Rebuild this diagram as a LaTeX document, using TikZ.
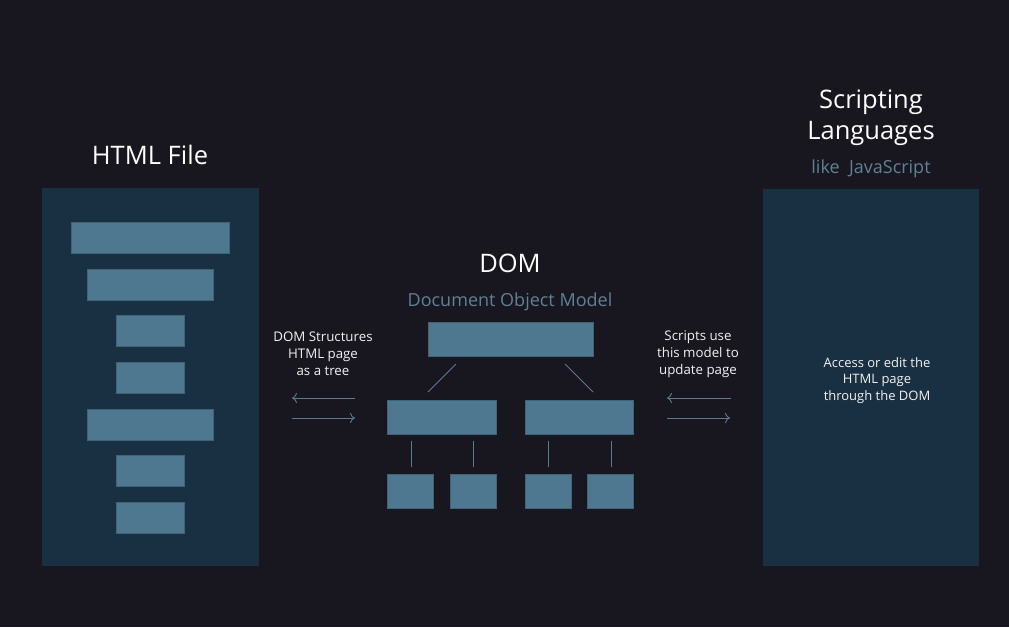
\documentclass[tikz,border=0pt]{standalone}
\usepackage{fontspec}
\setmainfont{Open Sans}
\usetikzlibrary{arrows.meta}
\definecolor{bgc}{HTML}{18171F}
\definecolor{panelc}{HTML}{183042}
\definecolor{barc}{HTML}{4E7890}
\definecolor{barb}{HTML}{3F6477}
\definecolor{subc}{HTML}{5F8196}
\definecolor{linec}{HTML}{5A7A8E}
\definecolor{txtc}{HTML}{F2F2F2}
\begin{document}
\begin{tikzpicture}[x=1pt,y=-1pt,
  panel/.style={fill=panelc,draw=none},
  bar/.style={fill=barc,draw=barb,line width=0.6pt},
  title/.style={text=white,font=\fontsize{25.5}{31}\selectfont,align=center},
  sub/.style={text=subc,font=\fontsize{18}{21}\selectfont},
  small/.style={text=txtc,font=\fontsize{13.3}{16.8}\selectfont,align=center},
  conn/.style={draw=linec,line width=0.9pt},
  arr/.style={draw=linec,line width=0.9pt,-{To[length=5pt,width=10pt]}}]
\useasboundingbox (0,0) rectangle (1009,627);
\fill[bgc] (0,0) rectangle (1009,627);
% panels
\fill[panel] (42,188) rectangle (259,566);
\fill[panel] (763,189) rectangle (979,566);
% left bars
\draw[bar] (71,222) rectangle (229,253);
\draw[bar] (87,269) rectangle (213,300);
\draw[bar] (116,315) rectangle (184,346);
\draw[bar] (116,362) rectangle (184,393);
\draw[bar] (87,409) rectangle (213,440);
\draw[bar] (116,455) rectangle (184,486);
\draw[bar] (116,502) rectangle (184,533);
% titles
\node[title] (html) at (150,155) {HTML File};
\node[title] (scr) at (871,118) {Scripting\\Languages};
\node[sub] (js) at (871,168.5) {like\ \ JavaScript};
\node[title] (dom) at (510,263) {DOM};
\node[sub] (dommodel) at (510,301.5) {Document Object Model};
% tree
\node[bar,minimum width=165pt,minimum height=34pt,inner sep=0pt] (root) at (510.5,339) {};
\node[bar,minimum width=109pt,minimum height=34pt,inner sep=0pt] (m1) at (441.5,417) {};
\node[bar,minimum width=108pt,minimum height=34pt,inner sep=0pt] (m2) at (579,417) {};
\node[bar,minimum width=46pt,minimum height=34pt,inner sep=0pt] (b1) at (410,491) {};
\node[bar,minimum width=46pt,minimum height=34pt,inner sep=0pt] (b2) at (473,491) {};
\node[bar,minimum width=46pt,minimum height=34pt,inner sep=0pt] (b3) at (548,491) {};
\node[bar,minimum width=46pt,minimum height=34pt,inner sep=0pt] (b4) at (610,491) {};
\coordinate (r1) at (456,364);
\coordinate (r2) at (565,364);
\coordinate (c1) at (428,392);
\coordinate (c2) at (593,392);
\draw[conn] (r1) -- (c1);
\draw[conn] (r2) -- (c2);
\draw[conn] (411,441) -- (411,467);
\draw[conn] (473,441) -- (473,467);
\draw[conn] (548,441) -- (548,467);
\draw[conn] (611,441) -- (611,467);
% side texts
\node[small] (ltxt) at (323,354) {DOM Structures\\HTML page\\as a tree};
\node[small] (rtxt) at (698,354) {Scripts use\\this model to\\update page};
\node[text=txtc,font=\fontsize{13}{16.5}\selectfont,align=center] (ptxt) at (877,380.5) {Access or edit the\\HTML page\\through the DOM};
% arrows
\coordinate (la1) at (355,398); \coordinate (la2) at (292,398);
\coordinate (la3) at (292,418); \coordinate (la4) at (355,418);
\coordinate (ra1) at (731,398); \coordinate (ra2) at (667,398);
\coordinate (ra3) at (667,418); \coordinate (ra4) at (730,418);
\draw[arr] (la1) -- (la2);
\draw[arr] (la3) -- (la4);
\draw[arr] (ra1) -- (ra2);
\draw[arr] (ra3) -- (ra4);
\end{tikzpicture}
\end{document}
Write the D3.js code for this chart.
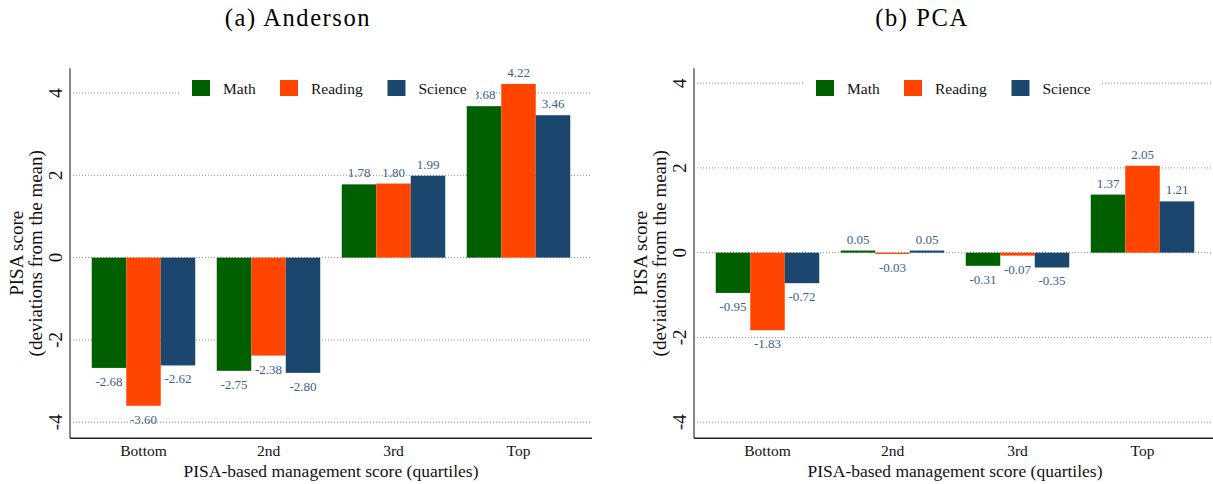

------------------------------------------------

Output every entry word for word, but omit the pictures.

• [Exercise result]:
Rebuild this diagram as a LaTeX document, using TikZ.
\documentclass[tikz,border=0pt]{standalone}
\usepackage{fontspec}
\setmainfont{Open Sans}
\usetikzlibrary{arrows.meta}
\definecolor{bgc}{HTML}{18171F}
\definecolor{panelc}{HTML}{183042}
\definecolor{barc}{HTML}{4E7890}
\definecolor{barb}{HTML}{3F6477}
\definecolor{subc}{HTML}{5F8196}
\definecolor{linec}{HTML}{5A7A8E}
\definecolor{txtc}{HTML}{F2F2F2}
\begin{document}
\begin{tikzpicture}[x=1pt,y=-1pt,
  panel/.style={fill=panelc,draw=none},
  bar/.style={fill=barc,draw=barb,line width=0.6pt},
  title/.style={text=white,font=\fontsize{25.5}{31}\selectfont,align=center},
  sub/.style={text=subc,font=\fontsize{18}{21}\selectfont},
  small/.style={text=txtc,font=\fontsize{13.3}{16.8}\selectfont,align=center},
  conn/.style={draw=linec,line width=0.9pt},
  arr/.style={draw=linec,line width=0.9pt,-{To[length=5pt,width=10pt]}}]
\useasboundingbox (0,0) rectangle (1009,627);
\fill[bgc] (0,0) rectangle (1009,627);
% panels
\fill[panel] (42,188) rectangle (259,566);
\fill[panel] (763,189) rectangle (979,566);
% left bars
\draw[bar] (71,222) rectangle (229,253);
\draw[bar] (87,269) rectangle (213,300);
\draw[bar] (116,315) rectangle (184,346);
\draw[bar] (116,362) rectangle (184,393);
\draw[bar] (87,409) rectangle (213,440);
\draw[bar] (116,455) rectangle (184,486);
\draw[bar] (116,502) rectangle (184,533);
% titles
\node[title] (html) at (150,155) {HTML File};
\node[title] (scr) at (871,118) {Scripting\\Languages};
\node[sub] (js) at (871,168.5) {like\ \ JavaScript};
\node[title] (dom) at (510,263) {DOM};
\node[sub] (dommodel) at (510,301.5) {Document Object Model};
% tree
\node[bar,minimum width=165pt,minimum height=34pt,inner sep=0pt] (root) at (510.5,339) {};
\node[bar,minimum width=109pt,minimum height=34pt,inner sep=0pt] (m1) at (441.5,417) {};
\node[bar,minimum width=108pt,minimum height=34pt,inner sep=0pt] (m2) at (579,417) {};
\node[bar,minimum width=46pt,minimum height=34pt,inner sep=0pt] (b1) at (410,491) {};
\node[bar,minimum width=46pt,minimum height=34pt,inner sep=0pt] (b2) at (473,491) {};
\node[bar,minimum width=46pt,minimum height=34pt,inner sep=0pt] (b3) at (548,491) {};
\node[bar,minimum width=46pt,minimum height=34pt,inner sep=0pt] (b4) at (610,491) {};
\coordinate (r1) at (456,364);
\coordinate (r2) at (565,364);
\coordinate (c1) at (428,392);
\coordinate (c2) at (593,392);
\draw[conn] (r1) -- (c1);
\draw[conn] (r2) -- (c2);
\draw[conn] (411,441) -- (411,467);
\draw[conn] (473,441) -- (473,467);
\draw[conn] (548,441) -- (548,467);
\draw[conn] (611,441) -- (611,467);
% side texts
\node[small] (ltxt) at (323,354) {DOM Structures\\HTML page\\as a tree};
\node[small] (rtxt) at (698,354) {Scripts use\\this model to\\update page};
\node[text=txtc,font=\fontsize{13}{16.5}\selectfont,align=center] (ptxt) at (877,380.5) {Access or edit the\\HTML page\\through the DOM};
% arrows
\coordinate (la1) at (355,398); \coordinate (la2) at (292,398);
\coordinate (la3) at (292,418); \coordinate (la4) at (355,418);
\coordinate (ra1) at (731,398); \coordinate (ra2) at (667,398);
\coordinate (ra3) at (667,418); \coordinate (ra4) at (730,418);
\draw[arr] (la1) -- (la2);
\draw[arr] (la3) -- (la4);
\draw[arr] (ra1) -- (ra2);
\draw[arr] (ra3) -- (ra4);
\end{tikzpicture}
\end{document}
Write the D3.js code for this chart.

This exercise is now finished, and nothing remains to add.